## START RECORDS SHOWN

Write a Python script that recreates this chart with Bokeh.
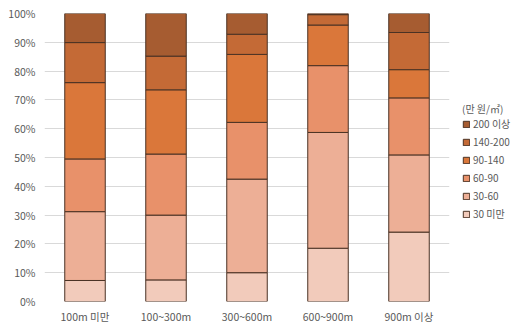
from bokeh.plotting import figure
from bokeh.layouts import row
from bokeh.models import ColumnDataSource, Legend, LegendItem, PrintfTickFormatter, FixedTicker, Range1d
from bokeh.embed import file_html
from bokeh.resources import INLINE

categories = ["100m 미만", "100~300m", "300~600m", "600~900m", "900m 이상"]
series_names = ["30 미만", "30-60", "60-90", "90-140", "140-200", "200 이상"]
under_30 = [7.3, 7.5, 10.0, 18.5, 24.1]
s30_60 = [23.9, 22.5, 32.5, 40.2, 26.8]
s60_90 = [18.3, 21.2, 19.7, 23.2, 19.8]
s90_140 = [26.5, 22.3, 23.6, 14.1, 9.8]
s140_200 = [13.9, 11.7, 7.0, 3.6, 12.9]
over_200 = [10.1, 14.8, 7.2, 0.4, 6.6]
y_ticks = [0, 10, 20, 30, 40, 50, 60, 70, 80, 90, 100]

colors = ["#F2CBBB", "#EDAF96", "#E8916A", "#DA773A", "#C46A36", "#A65C31"]
keys = ["a", "b", "c", "d", "e", "f"]
EDGE = "#4A3224"

source = ColumnDataSource(dict(cat=categories, a=under_30, b=s30_60, c=s60_90,
                               d=s90_140, e=s140_200, f=over_200))

FONT = "Noto Sans CJK KR"
TXT = "#595959"

p = figure(x_range=categories, y_range=(0, 100), width=450, height=327,
           output_backend="svg", toolbar_location=None,
           min_border_left=44, min_border_top=13, min_border_bottom=26, min_border_right=1)
p.outline_line_color = None
p.background_fill_color = "white"

p.vbar_stack(keys, x="cat", width=0.5, source=source, color=colors,
             line_color=EDGE, line_width=1)

p.yaxis.ticker = FixedTicker(ticks=y_ticks)
p.yaxis.formatter = PrintfTickFormatter(format="%d%%")
for ax in (p.xaxis[0], p.yaxis[0]):
    ax.axis_line_color = None
    ax.major_tick_line_color = None
    ax.minor_tick_line_color = None
    ax.major_tick_out = 0
    ax.major_tick_in = 0
    ax.minor_tick_out = 0
    ax.major_label_text_font = FONT
    ax.major_label_text_font_size = "10.5px"
    ax.major_label_text_color = TXT
p.yaxis.major_label_standoff = 9
p.xaxis.major_label_standoff = 7
p.xgrid.grid_line_color = None
p.ygrid.grid_line_color = "#D9D9D9"
p.ygrid.grid_line_width = 1

# legend panel
q = figure(width=66, height=327, x_range=Range1d(0, 1), y_range=Range1d(0, 1),
           output_backend="svg", toolbar_location=None,
           min_border_left=0, min_border_right=0, min_border_top=0, min_border_bottom=0)
q.axis.visible = False
q.grid.visible = False
q.outline_line_color = None
swatches = []
for i in range(6):
    r = q.vbar(x=[5], top=[5], bottom=[4], width=0.5, color=colors[i], line_color=EDGE, line_width=1)
    swatches.append(r)

items = [LegendItem(label=series_names[i], renderers=[swatches[i]]) for i in reversed(range(6))]
legend = Legend(items=items, title="(만 원/㎡)", location=(12, 80))
legend.border_line_color = None
legend.background_fill_alpha = 0
legend.label_text_font = FONT
legend.label_text_font_size = "10px"
legend.label_text_color = TXT
legend.title_text_font = FONT
legend.title_text_font_size = "10px"
legend.title_text_font_style = "normal"
legend.title_text_color = TXT
legend.glyph_width = 8
legend.glyph_height = 8
legend.spacing = 3
legend.label_height = 12
legend.label_standoff = 3
legend.padding = 1
legend.margin = 0
legend.title_standoff = 0
q.add_layout(legend, "center")

layout = row(p, q, spacing=0)
open("out.html", "w").write(file_html(layout, INLINE))
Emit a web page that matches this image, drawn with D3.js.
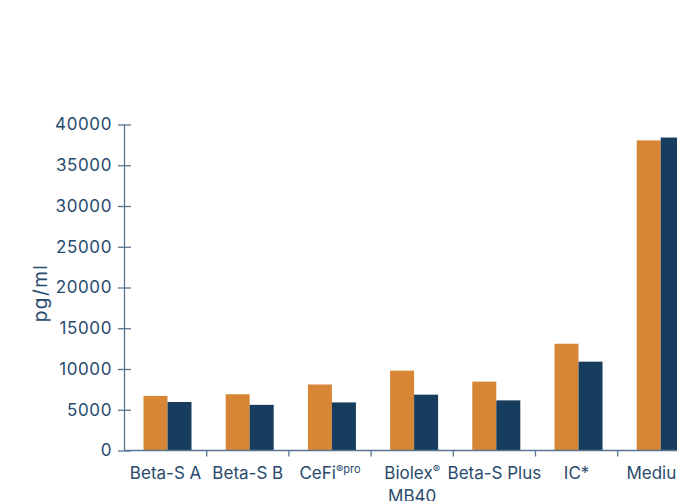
<!DOCTYPE html>
<html>
<head>
<meta charset="utf-8">
<script src="https://cdn.jsdelivr.net/npm/d3@7"></script>
<style>
  body { margin: 0; background: #fff; }
  text { font-family: Inter, "DejaVu Sans", sans-serif; fill: #284a6c; }
</style>
</head>
<body>
<div class="chart"></div>
<script>
var categories = ["Beta-S A", "Beta-S B", "CeFi", "Biolex", "Beta-S Plus", "IC*", "Medium"];
var seriesNames = ["a", "b"];
var seriesA = [6700, 6900, 8100, 9800, 8450, 13100, 38050];
var seriesB = [5950, 5600, 5900, 6850, 6150, 10900, 38400];
var yTicks = [0, 5000, 10000, 15000, 20000, 25000, 30000, 35000, 40000];
var colors = ["#d68634", "#163c5e"];

var width = 677, height = 501;
var axisColor = "#587592";

var svg = d3.select(".chart")
            .append("svg")
            .attr("width", width)
            .attr("height", height);

var x0 = d3.scaleBand()
           .domain(categories)
           .range([124.5, 124.5 + 7 * 82.2])
           .padding(0);

var x1 = d3.scaleBand()
           .domain(seriesNames)
           .range([19, 67]);

var y = d3.scaleLinear()
          .domain([0, 40000])
          .range([450.5, 124.5]);

// bars
var groups = svg.selectAll("g.group")
                .data(categories)
              .enter()
                .append("g")
                .attr("class", "group")
                .attr("transform", function(d) { return "translate(" + x0(d) + ",0)"; });

groups.selectAll("rect")
      .data(function(d, i) { return [seriesA[i], seriesB[i]]; })
    .enter()
      .append("rect")
      .attr("x", function(d, i) { return x1(seriesNames[i]); })
      .attr("width", x1.bandwidth())
      .attr("y", function(d) { return y(d); })
      .attr("height", function(d) { return y(0) - y(d); })
      .style("fill", function(d, i) { return colors[i]; });

// y axis
var yAxis = svg.append("g")
               .attr("transform", "translate(124.5,0)")
               .call(d3.axisLeft(y).tickValues(yTicks).tickSize(6.5).tickPadding(6).tickFormat(d3.format("d")));
yAxis.selectAll(".tick line").attr("x2", 6.5).attr("x1", -6.5);
yAxis.select(".domain").attr("d", "M0," + y(40000) + "V" + y(0));
yAxis.selectAll("line, path").attr("stroke", axisColor).attr("stroke-width", 1.3);
yAxis.selectAll("text")
     .style("font-size", "17px")
     .style("letter-spacing", "0.6px")
     .attr("fill", "#284a6c");
yAxis.attr("font-family", null);

// x axis line with ticks between categories
var xAxis = svg.append("g");
xAxis.append("line")
     .attr("x1", 124.5).attr("x2", width)
     .attr("y1", y(0)).attr("y2", y(0))
     .attr("stroke", axisColor).attr("stroke-width", 1.3);
xAxis.selectAll("line.sep")
     .data(categories.slice(1))
   .enter()
     .append("line")
     .attr("class", "sep")
     .attr("x1", function(d) { return x0(d); })
     .attr("x2", function(d) { return x0(d); })
     .attr("y1", y(0)).attr("y2", y(0) + 6)
     .attr("stroke", axisColor).attr("stroke-width", 1.3);

// x labels
var labels = xAxis.selectAll("text")
     .data(categories)
   .enter()
     .append("text")
     .attr("x", function(d) { return x0(d) + x0.bandwidth() / 2; })
     .attr("y", 479)
     .attr("text-anchor", "middle")
     .style("font-size", "17px");

labels.each(function(d) {
    var t = d3.select(this);
    var cx = x0(d) + x0.bandwidth() / 2;
    if (d === "CeFi") {
        t.append("tspan").text("CeFi");
        t.append("tspan").attr("dy", -6).style("font-size", "11px").text("®pro");
    } else if (d === "Biolex") {
        t.append("tspan").text("Biolex");
        t.append("tspan").attr("dy", -6).style("font-size", "11px").text("®");
        t.append("tspan").attr("x", cx).attr("dy", 29).text("MB40");
    } else {
        t.text(d);
    }
});

// y label
svg.append("text")
   .attr("transform", "translate(47,293) rotate(-90)")
   .attr("text-anchor", "middle")
   .style("font-size", "19px")
   .style("letter-spacing", "1.4px")
   .text("pg/ml");
</script>
</body>
</html>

## END RECORDS SHOWN

Transcribe all of the records above character for character. Exclude the pictures.

*PROBLEM SOLUTION*.
Write a Python script that recreates this chart with Bokeh.
from bokeh.plotting import figure
from bokeh.layouts import row
from bokeh.models import ColumnDataSource, Legend, LegendItem, PrintfTickFormatter, FixedTicker, Range1d
from bokeh.embed import file_html
from bokeh.resources import INLINE

categories = ["100m 미만", "100~300m", "300~600m", "600~900m", "900m 이상"]
series_names = ["30 미만", "30-60", "60-90", "90-140", "140-200", "200 이상"]
under_30 = [7.3, 7.5, 10.0, 18.5, 24.1]
s30_60 = [23.9, 22.5, 32.5, 40.2, 26.8]
s60_90 = [18.3, 21.2, 19.7, 23.2, 19.8]
s90_140 = [26.5, 22.3, 23.6, 14.1, 9.8]
s140_200 = [13.9, 11.7, 7.0, 3.6, 12.9]
over_200 = [10.1, 14.8, 7.2, 0.4, 6.6]
y_ticks = [0, 10, 20, 30, 40, 50, 60, 70, 80, 90, 100]

colors = ["#F2CBBB", "#EDAF96", "#E8916A", "#DA773A", "#C46A36", "#A65C31"]
keys = ["a", "b", "c", "d", "e", "f"]
EDGE = "#4A3224"

source = ColumnDataSource(dict(cat=categories, a=under_30, b=s30_60, c=s60_90,
                               d=s90_140, e=s140_200, f=over_200))

FONT = "Noto Sans CJK KR"
TXT = "#595959"

p = figure(x_range=categories, y_range=(0, 100), width=450, height=327,
           output_backend="svg", toolbar_location=None,
           min_border_left=44, min_border_top=13, min_border_bottom=26, min_border_right=1)
p.outline_line_color = None
p.background_fill_color = "white"

p.vbar_stack(keys, x="cat", width=0.5, source=source, color=colors,
             line_color=EDGE, line_width=1)

p.yaxis.ticker = FixedTicker(ticks=y_ticks)
p.yaxis.formatter = PrintfTickFormatter(format="%d%%")
for ax in (p.xaxis[0], p.yaxis[0]):
    ax.axis_line_color = None
    ax.major_tick_line_color = None
    ax.minor_tick_line_color = None
    ax.major_tick_out = 0
    ax.major_tick_in = 0
    ax.minor_tick_out = 0
    ax.major_label_text_font = FONT
    ax.major_label_text_font_size = "10.5px"
    ax.major_label_text_color = TXT
p.yaxis.major_label_standoff = 9
p.xaxis.major_label_standoff = 7
p.xgrid.grid_line_color = None
p.ygrid.grid_line_color = "#D9D9D9"
p.ygrid.grid_line_width = 1

# legend panel
q = figure(width=66, height=327, x_range=Range1d(0, 1), y_range=Range1d(0, 1),
           output_backend="svg", toolbar_location=None,
           min_border_left=0, min_border_right=0, min_border_top=0, min_border_bottom=0)
q.axis.visible = False
q.grid.visible = False
q.outline_line_color = None
swatches = []
for i in range(6):
    r = q.vbar(x=[5], top=[5], bottom=[4], width=0.5, color=colors[i], line_color=EDGE, line_width=1)
    swatches.append(r)

items = [LegendItem(label=series_names[i], renderers=[swatches[i]]) for i in reversed(range(6))]
legend = Legend(items=items, title="(만 원/㎡)", location=(12, 80))
legend.border_line_color = None
legend.background_fill_alpha = 0
legend.label_text_font = FONT
legend.label_text_font_size = "10px"
legend.label_text_color = TXT
legend.title_text_font = FONT
legend.title_text_font_size = "10px"
legend.title_text_font_style = "normal"
legend.title_text_color = TXT
legend.glyph_width = 8
legend.glyph_height = 8
legend.spacing = 3
legend.label_height = 12
legend.label_standoff = 3
legend.padding = 1
legend.margin = 0
legend.title_standoff = 0
q.add_layout(legend, "center")

layout = row(p, q, spacing=0)
open("out.html", "w").write(file_html(layout, INLINE))
Emit a web page that matches this image, drawn with D3.js.
<!DOCTYPE html>
<html>
<head>
<meta charset="utf-8">
<script src="https://cdn.jsdelivr.net/npm/d3@7"></script>
<style>
  body { margin: 0; background: #fff; }
  text { font-family: Inter, "DejaVu Sans", sans-serif; fill: #284a6c; }
</style>
</head>
<body>
<div class="chart"></div>
<script>
var categories = ["Beta-S A", "Beta-S B", "CeFi", "Biolex", "Beta-S Plus", "IC*", "Medium"];
var seriesNames = ["a", "b"];
var seriesA = [6700, 6900, 8100, 9800, 8450, 13100, 38050];
var seriesB = [5950, 5600, 5900, 6850, 6150, 10900, 38400];
var yTicks = [0, 5000, 10000, 15000, 20000, 25000, 30000, 35000, 40000];
var colors = ["#d68634", "#163c5e"];

var width = 677, height = 501;
var axisColor = "#587592";

var svg = d3.select(".chart")
            .append("svg")
            .attr("width", width)
            .attr("height", height);

var x0 = d3.scaleBand()
           .domain(categories)
           .range([124.5, 124.5 + 7 * 82.2])
           .padding(0);

var x1 = d3.scaleBand()
           .domain(seriesNames)
           .range([19, 67]);

var y = d3.scaleLinear()
          .domain([0, 40000])
          .range([450.5, 124.5]);

// bars
var groups = svg.selectAll("g.group")
                .data(categories)
              .enter()
                .append("g")
                .attr("class", "group")
                .attr("transform", function(d) { return "translate(" + x0(d) + ",0)"; });

groups.selectAll("rect")
      .data(function(d, i) { return [seriesA[i], seriesB[i]]; })
    .enter()
      .append("rect")
      .attr("x", function(d, i) { return x1(seriesNames[i]); })
      .attr("width", x1.bandwidth())
      .attr("y", function(d) { return y(d); })
      .attr("height", function(d) { return y(0) - y(d); })
      .style("fill", function(d, i) { return colors[i]; });

// y axis
var yAxis = svg.append("g")
               .attr("transform", "translate(124.5,0)")
               .call(d3.axisLeft(y).tickValues(yTicks).tickSize(6.5).tickPadding(6).tickFormat(d3.format("d")));
yAxis.selectAll(".tick line").attr("x2", 6.5).attr("x1", -6.5);
yAxis.select(".domain").attr("d", "M0," + y(40000) + "V" + y(0));
yAxis.selectAll("line, path").attr("stroke", axisColor).attr("stroke-width", 1.3);
yAxis.selectAll("text")
     .style("font-size", "17px")
     .style("letter-spacing", "0.6px")
     .attr("fill", "#284a6c");
yAxis.attr("font-family", null);

// x axis line with ticks between categories
var xAxis = svg.append("g");
xAxis.append("line")
     .attr("x1", 124.5).attr("x2", width)
     .attr("y1", y(0)).attr("y2", y(0))
     .attr("stroke", axisColor).attr("stroke-width", 1.3);
xAxis.selectAll("line.sep")
     .data(categories.slice(1))
   .enter()
     .append("line")
     .attr("class", "sep")
     .attr("x1", function(d) { return x0(d); })
     .attr("x2", function(d) { return x0(d); })
     .attr("y1", y(0)).attr("y2", y(0) + 6)
     .attr("stroke", axisColor).attr("stroke-width", 1.3);

// x labels
var labels = xAxis.selectAll("text")
     .data(categories)
   .enter()
     .append("text")
     .attr("x", function(d) { return x0(d) + x0.bandwidth() / 2; })
     .attr("y", 479)
     .attr("text-anchor", "middle")
     .style("font-size", "17px");

labels.each(function(d) {
    var t = d3.select(this);
    var cx = x0(d) + x0.bandwidth() / 2;
    if (d === "CeFi") {
        t.append("tspan").text("CeFi");
        t.append("tspan").attr("dy", -6).style("font-size", "11px").text("®pro");
    } else if (d === "Biolex") {
        t.append("tspan").text("Biolex");
        t.append("tspan").attr("dy", -6).style("font-size", "11px").text("®");
        t.append("tspan").attr("x", cx).attr("dy", 29).text("MB40");
    } else {
        t.text(d);
    }
});

// y label
svg.append("text")
   .attr("transform", "translate(47,293) rotate(-90)")
   .attr("text-anchor", "middle")
   .style("font-size", "19px")
   .style("letter-spacing", "1.4px")
   .text("pg/ml");
</script>
</body>
</html>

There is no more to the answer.